Ruben Quinteros ’17 gained professional experience right here in Wooster

Ruben Quinteros

Juggling responsibilities between two business entities in The City of Wooster proved to be a challenge for Ruben Quinteros, Class of 2017.  However, Ruben’s difficulties proved beneficial in the end because he was able to enhance his statistical skills and excelled in other areas he did not expect.

Ruben, an economics major from Ciudad del Este, Paraguay, was granted an APEX Fellowship in the summer of 2015.  He worked for both the Chamber of Commerce and Main Street Wooster.  At the Chamber of Commerce he primarily worked on economic statistics and a tax-abatement program.  Main Street Wooster is a non-governmental organization that promotes downtown development.  Ruben helped organize events and research the history of some of the buildings downtown.

Ruben’s experience was rewarding in ways he did not expect.  He wrote a successful grant for Main Street Wooster.  Ruben explained how even though what he did by writing the grant was simply reflect what Main Street did to help revitalize Downtown businesses; he felt that he helped with the revitalization by securing the grant which funds it.
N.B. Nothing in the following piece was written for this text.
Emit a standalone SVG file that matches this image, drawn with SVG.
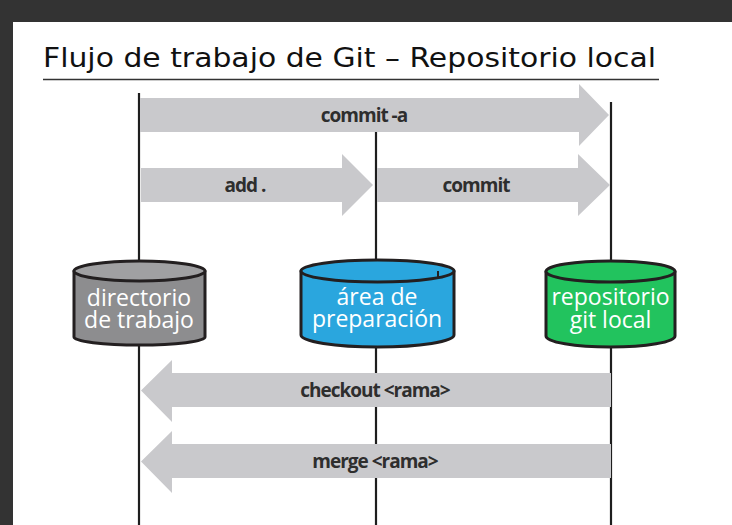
<svg xmlns="http://www.w3.org/2000/svg" width="732" height="525" viewBox="0 0 732 525">
<style>
.bg{fill:#ffffff}
.frame{fill:#333333}
.title{font-family:"DejaVu Sans","Liberation Sans",sans-serif;font-size:26px;fill:#111111}
.rule{stroke:#333333;stroke-width:1.6}
.life{stroke:#1e1e1e;stroke-width:2.2;fill:none}
.arrow{fill:#c9c9cc}
.alabel{font-family:"Open Sans",sans-serif;font-weight:700;font-size:19px;letter-spacing:-1px;fill:#2e2e2e;text-anchor:middle}
.cyl{stroke:#231f20;stroke-width:3;stroke-linejoin:round}
.clabel{font-family:"Open Sans",sans-serif;font-size:23px;fill:#ffffff;text-anchor:middle}
</style>
<rect class="bg" x="0" y="0" width="732" height="525"/>
<rect class="frame" x="0" y="0" width="732" height="22"/>
<rect class="frame" x="0" y="0" width="13" height="525"/>
<g id="title">
<text class="title" x="43" y="67" textLength="613" lengthAdjust="spacingAndGlyphs">Flujo de trabajo de Git – Repositorio local</text>
<line class="rule" x1="43" y1="79.5" x2="659" y2="79.5"/>
</g>
<g id="connectors">
<line class="life" x1="139" y1="93" x2="139" y2="525"/>
<line class="life" x1="376" y1="132" x2="376" y2="525"/>
<line class="life" x1="611" y1="102" x2="611" y2="525"/>
<g id="commit-a">
<polygon class="arrow" points="140,98 579,98 579,84 609,115 579,146 579,132 140,132"/>
<text class="alabel" x="364" y="122">commit -a</text>
</g>
<g id="add">
<polygon class="arrow" points="141,168 342,168 342,154 373,185 342,216 342,202 141,202"/>
<text class="alabel" x="245" y="192">add .</text>
</g>
<g id="commit">
<polygon class="arrow" points="377,168 578,168 578,154 610,185 578,216 578,202 377,202"/>
<text class="alabel" x="476" y="192">commit</text>
</g>
<g id="checkout">
<polygon class="arrow" points="611,373 172,373 172,360 141,390.5 172,422 172,407 611,407"/>
<text class="alabel" x="375" y="397">checkout &lt;rama&gt;</text>
</g>
<g id="merge">
<polygon class="arrow" points="611,444 172,444 172,431 141,461.5 172,493 172,478 611,478"/>
<text class="alabel" x="375" y="468">merge &lt;rama&gt;</text>
</g>
</g>
<g id="directorio">
<path class="cyl" fill="#8d8d8f" d="M74,271 L74,337 A65.5,8 0 0 0 205,337 L205,271 Z"/>
<ellipse class="cyl" fill="#a0a0a2" cx="139.5" cy="271" rx="65.5" ry="10"/>
<text class="clabel" x="139" y="306">directorio</text>
<text class="clabel" x="139" y="328">de trabajo</text>
</g>
<g id="area">
<path class="cyl" fill="#2aa6de" d="M301,271 L301,335 A76.5,12 0 0 0 454,335 L454,271 Z"/>
<ellipse class="cyl" fill="#2aa6de" cx="377.5" cy="271" rx="76.5" ry="11"/>
<line x1="438" y1="271" x2="438" y2="277" stroke="#231f20" stroke-width="2"/>
<text class="clabel" x="377" y="305">área de</text>
<text class="clabel" x="377" y="327">preparación</text>
</g>
<g id="repositorio">
<path class="cyl" fill="#22c35e" d="M546,271.5 L546,336 A64.5,11 0 0 0 675,336 L675,271.5 Z"/>
<ellipse class="cyl" fill="#22c35e" cx="610.5" cy="271.5" rx="64.5" ry="10.5"/>
<text class="clabel" x="610.5" y="305">repositorio</text>
<text class="clabel" x="610.5" y="328">git local</text>
</g>
</svg>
Working for two organizations presented some challenges.  Both the Chamber of Commerce and Main Street Wooster were located in the same building and he often switched between the offices.  This became difficult when he was given multiple tasks from both organizations.  However, the difficulties that he faced taught him how to overcome challenges when they arise.

Ruben was explained how his APEX mentor helped him throughout the summer:

“My APEX mentor went beyond dictating questions for me to reflect on to letting me talk about things that I wanted to talk about: During my internship, the city evicted the inhabitants of “Tent City” after much lobbying and community organization done by the Chamber and Main Street. My APEX mentor helped me to reflect on the ways the job I was doing intersected and even contrasted with social justice and moral conceptions that I valued, and allowed me to better understand the eviction from the perspective of the Chamber and Main Street.

Ruben also valued the weekly written reflection required for Fellows because it helped him stay aware of how he was benefiting from the Fellowship.  In addition to his APEX mentor, he also received considerable mentorship from Justin Starlin, the President of Chamber of Commerce.  The two developed a close relationship throughout the course of the summer.  Marcus’s APEX Fellowship experience enabled him to develop professional relationships and put his economic studies to use.